§ STATED EXERCISE
Your copy of the material below should match it exactly, except that it holds no pictures.

§ DATA LINES
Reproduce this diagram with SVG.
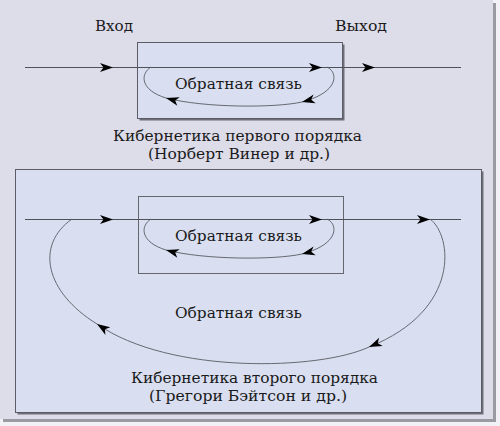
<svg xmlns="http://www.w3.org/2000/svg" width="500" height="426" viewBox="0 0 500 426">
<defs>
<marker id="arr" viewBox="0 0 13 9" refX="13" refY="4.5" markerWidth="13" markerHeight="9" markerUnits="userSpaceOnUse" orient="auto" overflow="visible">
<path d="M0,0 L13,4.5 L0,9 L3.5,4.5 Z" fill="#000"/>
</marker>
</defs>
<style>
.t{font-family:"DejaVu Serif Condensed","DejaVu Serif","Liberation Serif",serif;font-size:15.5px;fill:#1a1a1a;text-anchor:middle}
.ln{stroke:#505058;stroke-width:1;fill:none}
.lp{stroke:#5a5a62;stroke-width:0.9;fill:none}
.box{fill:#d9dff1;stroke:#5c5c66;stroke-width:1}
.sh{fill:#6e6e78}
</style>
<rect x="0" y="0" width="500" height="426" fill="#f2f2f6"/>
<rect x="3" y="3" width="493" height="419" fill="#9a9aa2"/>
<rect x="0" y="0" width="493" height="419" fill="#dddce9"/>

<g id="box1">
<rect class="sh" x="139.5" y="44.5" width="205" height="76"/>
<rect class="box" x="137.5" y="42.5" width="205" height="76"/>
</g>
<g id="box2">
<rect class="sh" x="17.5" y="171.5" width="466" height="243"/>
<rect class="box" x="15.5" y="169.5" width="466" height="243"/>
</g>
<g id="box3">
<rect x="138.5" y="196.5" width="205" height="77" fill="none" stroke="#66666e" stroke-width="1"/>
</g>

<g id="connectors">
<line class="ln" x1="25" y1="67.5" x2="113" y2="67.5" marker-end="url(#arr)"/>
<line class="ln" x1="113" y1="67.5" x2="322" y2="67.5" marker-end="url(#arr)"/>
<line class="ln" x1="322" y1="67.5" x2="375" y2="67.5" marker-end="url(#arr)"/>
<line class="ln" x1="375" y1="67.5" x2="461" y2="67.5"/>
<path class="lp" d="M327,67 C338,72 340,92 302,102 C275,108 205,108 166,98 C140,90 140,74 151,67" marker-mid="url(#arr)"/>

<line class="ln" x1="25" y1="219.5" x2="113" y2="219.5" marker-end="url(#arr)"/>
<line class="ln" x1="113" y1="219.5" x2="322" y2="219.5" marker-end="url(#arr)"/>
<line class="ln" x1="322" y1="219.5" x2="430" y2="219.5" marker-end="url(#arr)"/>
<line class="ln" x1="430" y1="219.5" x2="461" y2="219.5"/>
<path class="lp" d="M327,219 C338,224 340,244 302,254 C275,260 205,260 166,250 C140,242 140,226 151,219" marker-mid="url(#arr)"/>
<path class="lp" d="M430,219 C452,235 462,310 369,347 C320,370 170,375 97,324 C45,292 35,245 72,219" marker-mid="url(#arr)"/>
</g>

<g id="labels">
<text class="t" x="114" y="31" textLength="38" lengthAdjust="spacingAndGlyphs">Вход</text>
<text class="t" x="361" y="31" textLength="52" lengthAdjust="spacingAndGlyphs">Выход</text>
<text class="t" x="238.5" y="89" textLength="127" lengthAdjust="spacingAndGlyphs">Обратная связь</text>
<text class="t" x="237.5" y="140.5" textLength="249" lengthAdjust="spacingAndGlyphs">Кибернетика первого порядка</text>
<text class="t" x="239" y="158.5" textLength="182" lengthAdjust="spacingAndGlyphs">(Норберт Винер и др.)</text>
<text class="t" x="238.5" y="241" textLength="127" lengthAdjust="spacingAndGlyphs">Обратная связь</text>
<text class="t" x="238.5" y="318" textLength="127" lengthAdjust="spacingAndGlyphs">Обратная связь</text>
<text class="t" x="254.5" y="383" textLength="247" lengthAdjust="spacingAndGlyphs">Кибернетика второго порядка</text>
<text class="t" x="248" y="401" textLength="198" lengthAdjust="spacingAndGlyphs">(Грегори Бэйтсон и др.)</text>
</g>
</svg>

§ CORRECT ANSWER
Reproduce this diagram with SVG.
<svg xmlns="http://www.w3.org/2000/svg" width="500" height="426" viewBox="0 0 500 426">
<defs>
<marker id="arr" viewBox="0 0 13 9" refX="13" refY="4.5" markerWidth="13" markerHeight="9" markerUnits="userSpaceOnUse" orient="auto" overflow="visible">
<path d="M0,0 L13,4.5 L0,9 L3.5,4.5 Z" fill="#000"/>
</marker>
</defs>
<style>
.t{font-family:"DejaVu Serif Condensed","DejaVu Serif","Liberation Serif",serif;font-size:15.5px;fill:#1a1a1a;text-anchor:middle}
.ln{stroke:#505058;stroke-width:1;fill:none}
.lp{stroke:#5a5a62;stroke-width:0.9;fill:none}
.box{fill:#d9dff1;stroke:#5c5c66;stroke-width:1}
.sh{fill:#6e6e78}
</style>
<rect x="0" y="0" width="500" height="426" fill="#f2f2f6"/>
<rect x="3" y="3" width="493" height="419" fill="#9a9aa2"/>
<rect x="0" y="0" width="493" height="419" fill="#dddce9"/>

<g id="box1">
<rect class="sh" x="139.5" y="44.5" width="205" height="76"/>
<rect class="box" x="137.5" y="42.5" width="205" height="76"/>
</g>
<g id="box2">
<rect class="sh" x="17.5" y="171.5" width="466" height="243"/>
<rect class="box" x="15.5" y="169.5" width="466" height="243"/>
</g>
<g id="box3">
<rect x="138.5" y="196.5" width="205" height="77" fill="none" stroke="#66666e" stroke-width="1"/>
</g>

<g id="connectors">
<line class="ln" x1="25" y1="67.5" x2="113" y2="67.5" marker-end="url(#arr)"/>
<line class="ln" x1="113" y1="67.5" x2="322" y2="67.5" marker-end="url(#arr)"/>
<line class="ln" x1="322" y1="67.5" x2="375" y2="67.5" marker-end="url(#arr)"/>
<line class="ln" x1="375" y1="67.5" x2="461" y2="67.5"/>
<path class="lp" d="M327,67 C338,72 340,92 302,102 C275,108 205,108 166,98 C140,90 140,74 151,67" marker-mid="url(#arr)"/>

<line class="ln" x1="25" y1="219.5" x2="113" y2="219.5" marker-end="url(#arr)"/>
<line class="ln" x1="113" y1="219.5" x2="322" y2="219.5" marker-end="url(#arr)"/>
<line class="ln" x1="322" y1="219.5" x2="430" y2="219.5" marker-end="url(#arr)"/>
<line class="ln" x1="430" y1="219.5" x2="461" y2="219.5"/>
<path class="lp" d="M327,219 C338,224 340,244 302,254 C275,260 205,260 166,250 C140,242 140,226 151,219" marker-mid="url(#arr)"/>
<path class="lp" d="M430,219 C452,235 462,310 369,347 C320,370 170,375 97,324 C45,292 35,245 72,219" marker-mid="url(#arr)"/>
</g>

<g id="labels">
<text class="t" x="114" y="31" textLength="38" lengthAdjust="spacingAndGlyphs">Вход</text>
<text class="t" x="361" y="31" textLength="52" lengthAdjust="spacingAndGlyphs">Выход</text>
<text class="t" x="238.5" y="89" textLength="127" lengthAdjust="spacingAndGlyphs">Обратная связь</text>
<text class="t" x="237.5" y="140.5" textLength="249" lengthAdjust="spacingAndGlyphs">Кибернетика первого порядка</text>
<text class="t" x="239" y="158.5" textLength="182" lengthAdjust="spacingAndGlyphs">(Норберт Винер и др.)</text>
<text class="t" x="238.5" y="241" textLength="127" lengthAdjust="spacingAndGlyphs">Обратная связь</text>
<text class="t" x="238.5" y="318" textLength="127" lengthAdjust="spacingAndGlyphs">Обратная связь</text>
<text class="t" x="254.5" y="383" textLength="247" lengthAdjust="spacingAndGlyphs">Кибернетика второго порядка</text>
<text class="t" x="248" y="401" textLength="198" lengthAdjust="spacingAndGlyphs">(Грегори Бэйтсон и др.)</text>
</g>
</svg>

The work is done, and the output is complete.